- _PROBLEM TO SOLVE_:
Skip the pictures. Reproduce all other material exactly.

═════ RAW DATA

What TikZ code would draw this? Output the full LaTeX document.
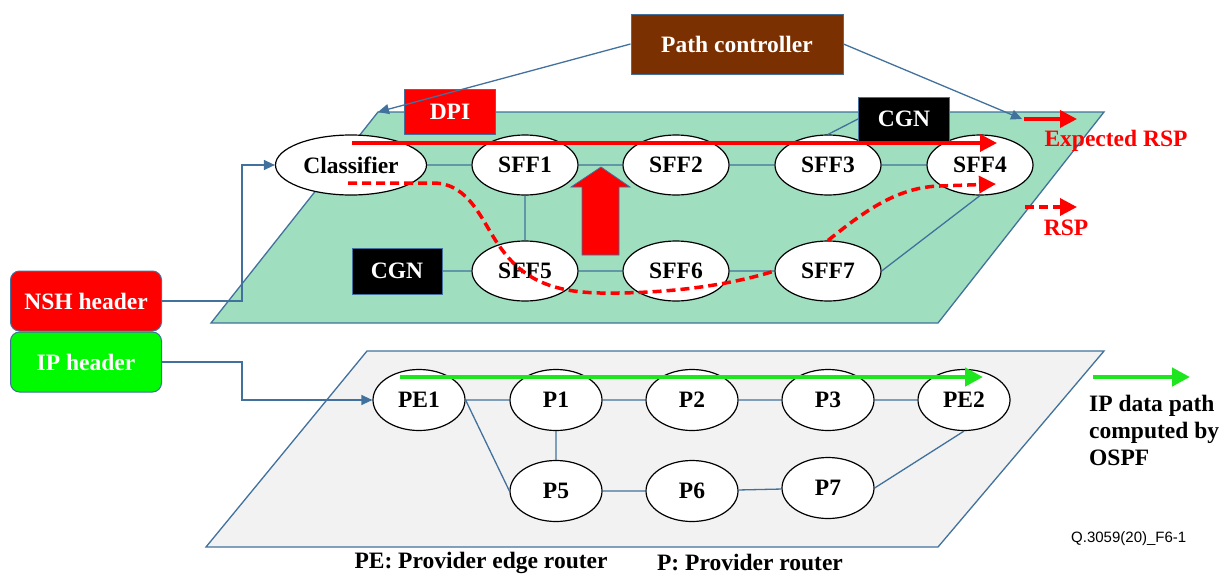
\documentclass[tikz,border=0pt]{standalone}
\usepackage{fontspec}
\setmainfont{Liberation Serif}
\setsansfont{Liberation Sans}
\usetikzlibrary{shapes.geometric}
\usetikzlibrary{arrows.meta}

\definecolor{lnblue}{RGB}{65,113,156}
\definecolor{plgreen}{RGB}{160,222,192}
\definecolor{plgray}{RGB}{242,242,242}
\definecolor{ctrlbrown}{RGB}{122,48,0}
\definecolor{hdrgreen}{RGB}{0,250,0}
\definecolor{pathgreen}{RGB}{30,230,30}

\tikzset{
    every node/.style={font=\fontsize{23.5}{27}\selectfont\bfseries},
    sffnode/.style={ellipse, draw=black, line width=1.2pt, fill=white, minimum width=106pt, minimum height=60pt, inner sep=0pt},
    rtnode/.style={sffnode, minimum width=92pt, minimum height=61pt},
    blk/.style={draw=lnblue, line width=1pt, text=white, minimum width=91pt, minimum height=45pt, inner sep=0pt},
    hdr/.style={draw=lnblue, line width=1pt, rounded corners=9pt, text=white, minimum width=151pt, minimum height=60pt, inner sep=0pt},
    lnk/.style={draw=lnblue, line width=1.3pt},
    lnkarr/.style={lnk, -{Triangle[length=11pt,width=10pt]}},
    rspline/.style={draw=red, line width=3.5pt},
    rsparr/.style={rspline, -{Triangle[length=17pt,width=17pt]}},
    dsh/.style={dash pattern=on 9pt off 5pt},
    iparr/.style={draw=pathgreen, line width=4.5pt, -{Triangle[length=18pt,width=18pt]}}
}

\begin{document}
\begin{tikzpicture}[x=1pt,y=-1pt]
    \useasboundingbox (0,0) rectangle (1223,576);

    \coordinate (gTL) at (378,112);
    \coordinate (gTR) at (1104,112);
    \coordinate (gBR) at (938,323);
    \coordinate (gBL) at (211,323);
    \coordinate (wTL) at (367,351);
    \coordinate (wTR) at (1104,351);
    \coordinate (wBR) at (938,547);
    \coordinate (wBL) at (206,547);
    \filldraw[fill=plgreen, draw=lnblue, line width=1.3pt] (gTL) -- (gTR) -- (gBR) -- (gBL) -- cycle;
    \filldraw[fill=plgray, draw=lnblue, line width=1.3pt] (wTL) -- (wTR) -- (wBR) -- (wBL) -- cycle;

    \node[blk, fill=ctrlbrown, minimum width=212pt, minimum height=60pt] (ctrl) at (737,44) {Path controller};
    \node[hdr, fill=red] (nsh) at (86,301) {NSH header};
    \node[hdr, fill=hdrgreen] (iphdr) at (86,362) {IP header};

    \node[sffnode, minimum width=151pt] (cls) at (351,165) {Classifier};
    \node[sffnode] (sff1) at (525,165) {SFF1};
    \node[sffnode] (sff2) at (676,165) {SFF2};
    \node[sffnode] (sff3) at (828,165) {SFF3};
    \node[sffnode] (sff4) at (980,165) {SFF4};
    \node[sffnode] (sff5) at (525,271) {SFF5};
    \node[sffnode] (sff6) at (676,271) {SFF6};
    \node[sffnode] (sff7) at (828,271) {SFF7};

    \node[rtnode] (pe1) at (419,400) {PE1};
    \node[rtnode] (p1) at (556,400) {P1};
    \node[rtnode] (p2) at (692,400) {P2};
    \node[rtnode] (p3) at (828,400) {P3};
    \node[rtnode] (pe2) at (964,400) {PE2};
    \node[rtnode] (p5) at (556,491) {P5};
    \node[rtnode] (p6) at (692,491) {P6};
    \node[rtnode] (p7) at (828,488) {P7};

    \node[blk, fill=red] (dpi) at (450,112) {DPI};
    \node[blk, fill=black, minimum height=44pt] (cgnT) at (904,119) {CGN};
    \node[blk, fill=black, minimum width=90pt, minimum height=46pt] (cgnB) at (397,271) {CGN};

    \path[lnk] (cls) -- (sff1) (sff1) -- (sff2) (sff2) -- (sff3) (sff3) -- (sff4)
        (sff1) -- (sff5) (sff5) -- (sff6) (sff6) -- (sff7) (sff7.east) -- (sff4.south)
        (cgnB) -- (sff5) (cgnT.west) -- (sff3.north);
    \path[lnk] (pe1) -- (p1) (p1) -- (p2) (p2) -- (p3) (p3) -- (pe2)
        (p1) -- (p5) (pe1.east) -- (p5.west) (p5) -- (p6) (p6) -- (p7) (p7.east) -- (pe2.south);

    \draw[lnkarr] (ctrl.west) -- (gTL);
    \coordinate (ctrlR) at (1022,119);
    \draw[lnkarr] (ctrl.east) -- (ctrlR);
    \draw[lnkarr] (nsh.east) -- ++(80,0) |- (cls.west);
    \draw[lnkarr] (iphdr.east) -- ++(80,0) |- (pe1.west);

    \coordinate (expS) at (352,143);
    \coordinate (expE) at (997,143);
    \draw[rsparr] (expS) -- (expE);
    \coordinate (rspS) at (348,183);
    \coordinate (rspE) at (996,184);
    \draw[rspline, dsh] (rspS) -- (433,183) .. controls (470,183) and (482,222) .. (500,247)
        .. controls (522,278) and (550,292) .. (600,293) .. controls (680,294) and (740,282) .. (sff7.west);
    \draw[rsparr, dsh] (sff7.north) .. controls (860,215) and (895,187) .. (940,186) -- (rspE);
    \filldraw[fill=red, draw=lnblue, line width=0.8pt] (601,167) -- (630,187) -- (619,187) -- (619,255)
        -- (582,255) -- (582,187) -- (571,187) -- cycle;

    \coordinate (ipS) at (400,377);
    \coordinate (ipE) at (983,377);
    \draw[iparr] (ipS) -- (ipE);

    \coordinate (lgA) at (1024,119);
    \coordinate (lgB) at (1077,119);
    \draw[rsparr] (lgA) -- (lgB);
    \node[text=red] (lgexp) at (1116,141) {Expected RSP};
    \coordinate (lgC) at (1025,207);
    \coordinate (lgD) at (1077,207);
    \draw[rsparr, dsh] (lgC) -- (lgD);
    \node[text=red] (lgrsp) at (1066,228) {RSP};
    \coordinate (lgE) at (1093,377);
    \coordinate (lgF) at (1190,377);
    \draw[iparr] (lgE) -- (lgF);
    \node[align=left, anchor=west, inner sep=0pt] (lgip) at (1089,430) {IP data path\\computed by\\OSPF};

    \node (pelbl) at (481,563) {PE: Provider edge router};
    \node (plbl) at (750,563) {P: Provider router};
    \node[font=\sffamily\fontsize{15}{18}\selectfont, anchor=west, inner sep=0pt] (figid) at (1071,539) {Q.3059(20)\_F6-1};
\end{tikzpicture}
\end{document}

══════════

- _SOLUTION FOR THIS PROBLEM_:
What TikZ code would draw this? Output the full LaTeX document.
\documentclass[tikz,border=0pt]{standalone}
\usepackage{fontspec}
\setmainfont{Liberation Serif}
\setsansfont{Liberation Sans}
\usetikzlibrary{shapes.geometric}
\usetikzlibrary{arrows.meta}

\definecolor{lnblue}{RGB}{65,113,156}
\definecolor{plgreen}{RGB}{160,222,192}
\definecolor{plgray}{RGB}{242,242,242}
\definecolor{ctrlbrown}{RGB}{122,48,0}
\definecolor{hdrgreen}{RGB}{0,250,0}
\definecolor{pathgreen}{RGB}{30,230,30}

\tikzset{
    every node/.style={font=\fontsize{23.5}{27}\selectfont\bfseries},
    sffnode/.style={ellipse, draw=black, line width=1.2pt, fill=white, minimum width=106pt, minimum height=60pt, inner sep=0pt},
    rtnode/.style={sffnode, minimum width=92pt, minimum height=61pt},
    blk/.style={draw=lnblue, line width=1pt, text=white, minimum width=91pt, minimum height=45pt, inner sep=0pt},
    hdr/.style={draw=lnblue, line width=1pt, rounded corners=9pt, text=white, minimum width=151pt, minimum height=60pt, inner sep=0pt},
    lnk/.style={draw=lnblue, line width=1.3pt},
    lnkarr/.style={lnk, -{Triangle[length=11pt,width=10pt]}},
    rspline/.style={draw=red, line width=3.5pt},
    rsparr/.style={rspline, -{Triangle[length=17pt,width=17pt]}},
    dsh/.style={dash pattern=on 9pt off 5pt},
    iparr/.style={draw=pathgreen, line width=4.5pt, -{Triangle[length=18pt,width=18pt]}}
}

\begin{document}
\begin{tikzpicture}[x=1pt,y=-1pt]
    \useasboundingbox (0,0) rectangle (1223,576);

    \coordinate (gTL) at (378,112);
    \coordinate (gTR) at (1104,112);
    \coordinate (gBR) at (938,323);
    \coordinate (gBL) at (211,323);
    \coordinate (wTL) at (367,351);
    \coordinate (wTR) at (1104,351);
    \coordinate (wBR) at (938,547);
    \coordinate (wBL) at (206,547);
    \filldraw[fill=plgreen, draw=lnblue, line width=1.3pt] (gTL) -- (gTR) -- (gBR) -- (gBL) -- cycle;
    \filldraw[fill=plgray, draw=lnblue, line width=1.3pt] (wTL) -- (wTR) -- (wBR) -- (wBL) -- cycle;

    \node[blk, fill=ctrlbrown, minimum width=212pt, minimum height=60pt] (ctrl) at (737,44) {Path controller};
    \node[hdr, fill=red] (nsh) at (86,301) {NSH header};
    \node[hdr, fill=hdrgreen] (iphdr) at (86,362) {IP header};

    \node[sffnode, minimum width=151pt] (cls) at (351,165) {Classifier};
    \node[sffnode] (sff1) at (525,165) {SFF1};
    \node[sffnode] (sff2) at (676,165) {SFF2};
    \node[sffnode] (sff3) at (828,165) {SFF3};
    \node[sffnode] (sff4) at (980,165) {SFF4};
    \node[sffnode] (sff5) at (525,271) {SFF5};
    \node[sffnode] (sff6) at (676,271) {SFF6};
    \node[sffnode] (sff7) at (828,271) {SFF7};

    \node[rtnode] (pe1) at (419,400) {PE1};
    \node[rtnode] (p1) at (556,400) {P1};
    \node[rtnode] (p2) at (692,400) {P2};
    \node[rtnode] (p3) at (828,400) {P3};
    \node[rtnode] (pe2) at (964,400) {PE2};
    \node[rtnode] (p5) at (556,491) {P5};
    \node[rtnode] (p6) at (692,491) {P6};
    \node[rtnode] (p7) at (828,488) {P7};

    \node[blk, fill=red] (dpi) at (450,112) {DPI};
    \node[blk, fill=black, minimum height=44pt] (cgnT) at (904,119) {CGN};
    \node[blk, fill=black, minimum width=90pt, minimum height=46pt] (cgnB) at (397,271) {CGN};

    \path[lnk] (cls) -- (sff1) (sff1) -- (sff2) (sff2) -- (sff3) (sff3) -- (sff4)
        (sff1) -- (sff5) (sff5) -- (sff6) (sff6) -- (sff7) (sff7.east) -- (sff4.south)
        (cgnB) -- (sff5) (cgnT.west) -- (sff3.north);
    \path[lnk] (pe1) -- (p1) (p1) -- (p2) (p2) -- (p3) (p3) -- (pe2)
        (p1) -- (p5) (pe1.east) -- (p5.west) (p5) -- (p6) (p6) -- (p7) (p7.east) -- (pe2.south);

    \draw[lnkarr] (ctrl.west) -- (gTL);
    \coordinate (ctrlR) at (1022,119);
    \draw[lnkarr] (ctrl.east) -- (ctrlR);
    \draw[lnkarr] (nsh.east) -- ++(80,0) |- (cls.west);
    \draw[lnkarr] (iphdr.east) -- ++(80,0) |- (pe1.west);

    \coordinate (expS) at (352,143);
    \coordinate (expE) at (997,143);
    \draw[rsparr] (expS) -- (expE);
    \coordinate (rspS) at (348,183);
    \coordinate (rspE) at (996,184);
    \draw[rspline, dsh] (rspS) -- (433,183) .. controls (470,183) and (482,222) .. (500,247)
        .. controls (522,278) and (550,292) .. (600,293) .. controls (680,294) and (740,282) .. (sff7.west);
    \draw[rsparr, dsh] (sff7.north) .. controls (860,215) and (895,187) .. (940,186) -- (rspE);
    \filldraw[fill=red, draw=lnblue, line width=0.8pt] (601,167) -- (630,187) -- (619,187) -- (619,255)
        -- (582,255) -- (582,187) -- (571,187) -- cycle;

    \coordinate (ipS) at (400,377);
    \coordinate (ipE) at (983,377);
    \draw[iparr] (ipS) -- (ipE);

    \coordinate (lgA) at (1024,119);
    \coordinate (lgB) at (1077,119);
    \draw[rsparr] (lgA) -- (lgB);
    \node[text=red] (lgexp) at (1116,141) {Expected RSP};
    \coordinate (lgC) at (1025,207);
    \coordinate (lgD) at (1077,207);
    \draw[rsparr, dsh] (lgC) -- (lgD);
    \node[text=red] (lgrsp) at (1066,228) {RSP};
    \coordinate (lgE) at (1093,377);
    \coordinate (lgF) at (1190,377);
    \draw[iparr] (lgE) -- (lgF);
    \node[align=left, anchor=west, inner sep=0pt] (lgip) at (1089,430) {IP data path\\computed by\\OSPF};

    \node (pelbl) at (481,563) {PE: Provider edge router};
    \node (plbl) at (750,563) {P: Provider router};
    \node[font=\sffamily\fontsize{15}{18}\selectfont, anchor=west, inner sep=0pt] (figid) at (1071,539) {Q.3059(20)\_F6-1};
\end{tikzpicture}
\end{document}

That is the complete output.